As they say, there is a time and place for everything and typically, mixed company does not fall into either of those categories. 

For example, last week a gentleman arrived at our office for his weekly career counseling appointment with one of our business coaches. He had spent many years as a corrections officer in a prison and was now searching for his true passion which involved elements of both creative and salutary purpose. While he was waiting to meet with his coach, our conversation went something like this…..

He expressed the satisfaction he receives from helping others. This was one aspect of the prison system he found very rewarding; when an inmate turned their life around. Then he made the comment, “everyone deserves a second chance.”

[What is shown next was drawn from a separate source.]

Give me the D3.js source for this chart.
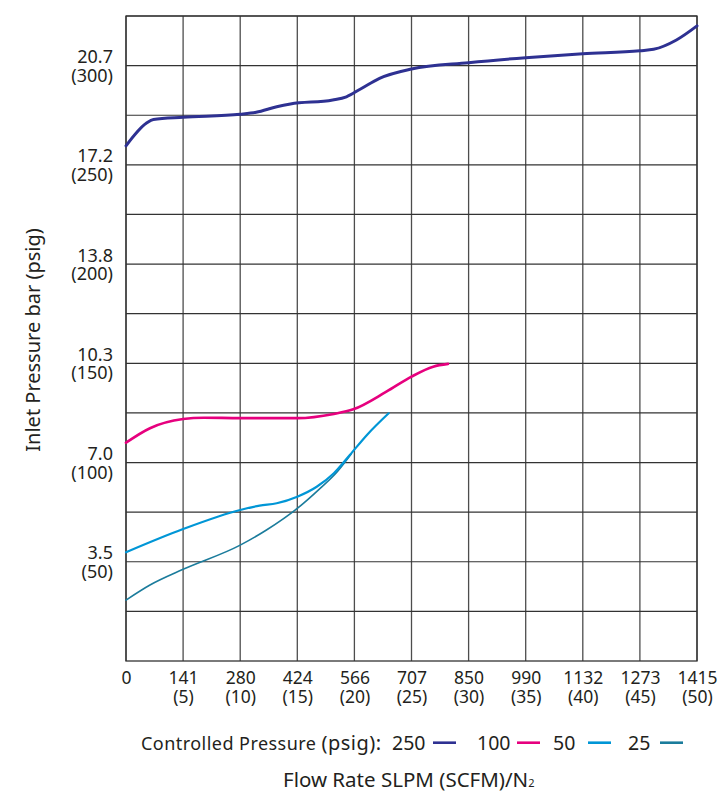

Now, normally, this is where most people would pause and say something polite reinforcing this sentiment, especially in a professional environment like ActionCOACH Spokane. 




Do you know what comes out of my mouth?

“Yeah, except for sex offenders.”

Hoping to stop the conversation in its tracks I apologized profusely, but it was too late. 

Oh, did I mention that my boss was standing right there this entire time? 

As Coach Jim effortlessly guided the conversation to less-futile territory, I knew there was a lesson to be learned from this; not one completely unfamiliar to me either. 

Pause before you speak. 

As you may have guessed, Friday, in my weekly coaching session “Coach”  kindly provided me with some helpful tips to improve my communication style. 

This was the communication strategy he outlined for yours truly:

Before you open your mouth:

  1. Breathe.

  2. Pause (count to three silently)

  3. Think about the impact of what you said (or did) 72 hours down the road. Do you like it?

     

Not bad advice eh?  

Common sense you may say? 

Really?

When’s the last time you said something really stupid in front of YOUR boss?

I thought so.The common theme in my blogs is simplicity doesn’t equate to easy.  Common sense also doesn’t equal “easy”. 

Isn’t it common sense to put down the cupcakes and get to the gym? 

I thought so. 

So before you pick up that cupcake or say something horribly inappropriate to a client, remember it’s as simple as one, two, three. 

Breathe, pause and remember the 72-hour rule; and don’t forget….this philosophy also applies to cupcakes.